The Deputy Prime Minister said New Zealand First chose a "harder path of change".

National’s latest effort to drive a wedge between the coalition partners followed Shane Jones’ promotion of a work-for-the-dole scheme, one complete with sanctions applying to those unemployed who fail to show up for work.

Ardern’s response was to insist that any government work scheme would not be a work-for-the-dole scheme because those participating would be paid the minimum wage. 

In Ardern’s view, it would be more than useful if some means was found to give New Zealand First and the Greens more room to express their differences with Labour —but in a way which was not to the detriment of the Government’s “cohesive agenda” overall.

Somewhat ironically, however, events have conspired to make that unnecessary in the case of the current government.

Parker can keep pinging Peters because the later has nowhere to go were his party’s coalition with Labour to collapse.
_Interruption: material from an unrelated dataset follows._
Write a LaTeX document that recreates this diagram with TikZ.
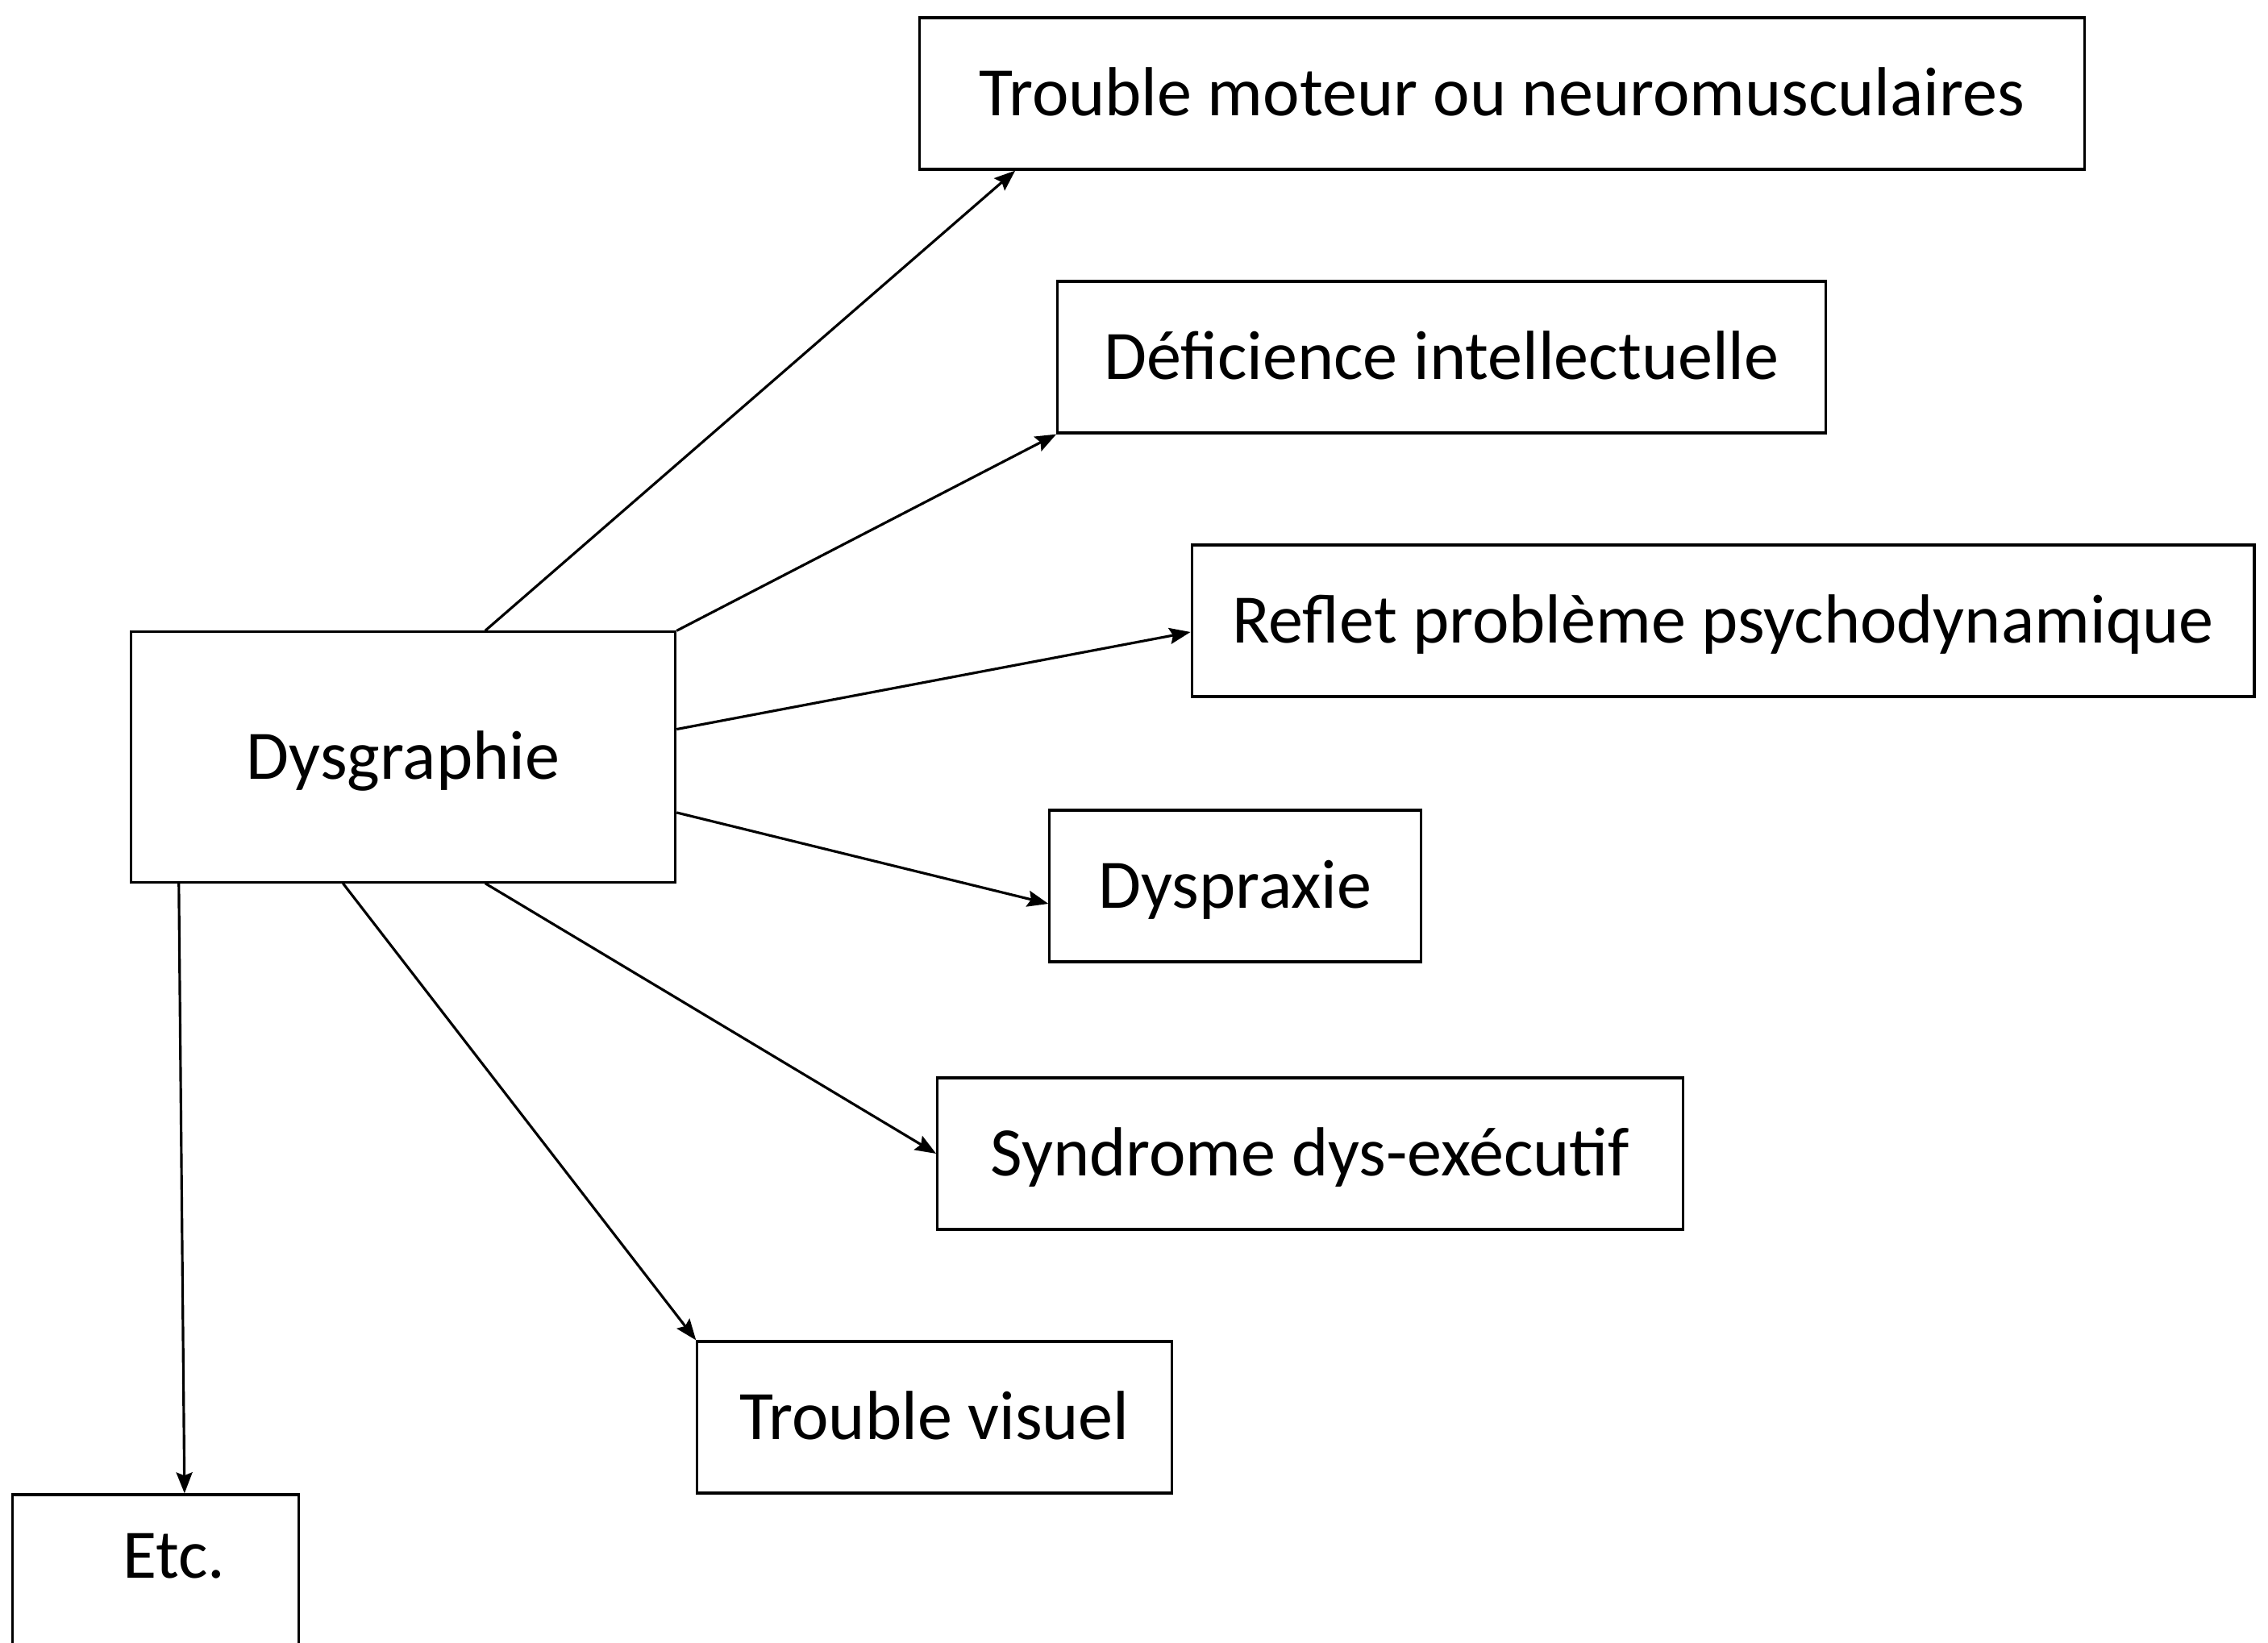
\documentclass[tikz,border=0pt]{standalone}
\usepackage{fontspec}
\setmainfont{Carlito}
\usetikzlibrary{calc, arrows.meta}

\tikzset{boite/.style={draw, line width=0.9pt, minimum height=1.88cm, text height=0.55cm, text depth=0cm, inner sep=0pt}}

\begin{document}
\begin{tikzpicture}[x=0.01cm, y=-0.01cm, font=\fontsize{24.5}{29}\selectfont]
			\useasboundingbox (0,0) rectangle (2813,2037);

			\node[boite, minimum width=6.75cm, minimum height=3.1cm] (dys) at (500,939) {Dysgraphie};
			\node[boite, minimum width=14.44cm] (moteur) at (1863,116) {Trouble moteur ou neuromusculaires};
			\node[boite, minimum width=9.52cm] (deficience) at (1788,443) {Déficience intellectuelle};
			\node[boite, minimum width=13.17cm] (reflet) at (2137,770) {Reflet problème psychodynamique};
			\node[boite, minimum width=4.6cm] (dyspraxie) at (1532,1099) {Dyspraxie};
			\node[boite, minimum width=9.24cm] (syndrome) at (1625,1431) {Syndrome dys-exécutif};
			\node[boite, minimum width=5.88cm] (visuel) at (1159,1758) {Trouble visuel};
			\node[boite, minimum width=3.55cm, text depth=0.36cm] (etc) at (193,1948) {\hspace{0.46cm}Etc.};

			\begin{scope}[-{Stealth[length=0.26cm, width=0.2cm, inset=0.04cm]}, line width=0.9pt]
				\draw ($(dys.north west)!0.65!(dys.north east)$) -- ($(moteur.south west)!0.083!(moteur.south east)$);
				\draw (dys.north east) -- (deficience.south west);
				\draw ($(dys.north east)!0.39!(dys.south east)$) -- ($(reflet.west)+(0,14)$);
				\draw ($(dys.north east)!0.72!(dys.south east)$) -- ($(dyspraxie.west)+(0,22)$);
				\draw ($(dys.south west)!0.65!(dys.south east)$) -- (syndrome.west);
				\draw ($(dys.south west)!0.39!(dys.south east)$) -- (visuel.north west);
				\draw ($(dys.south west)!0.09!(dys.south east)$) -- ($(etc.north west)!0.6!(etc.north east)$);
			\end{scope}
		\end{tikzpicture}
\end{document}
Peters and his colleagues could slink off to Parliament’s cross-benches, only to become even less relevant and even more trapped.

He could force an election, but would be heavily punished by voters were he to do so.

Having initiated legal proceedings against three senior National MPs for them allegedly being party to the leaking of details of the overpayments he received since becoming eligible for the state pension, he could hardly go knocking on Bill English’s door.

Blinded by pride, Peters’ decision to drag his opponents into court may turn out to be a huge blunder on his part regardless of the outcome.

It leaves him with little option but to stick with Labour come hell or high water.

Quite simply, Labour has Peters exactly where it wants him — on a tight leash, feebly whimpering and going nowhere.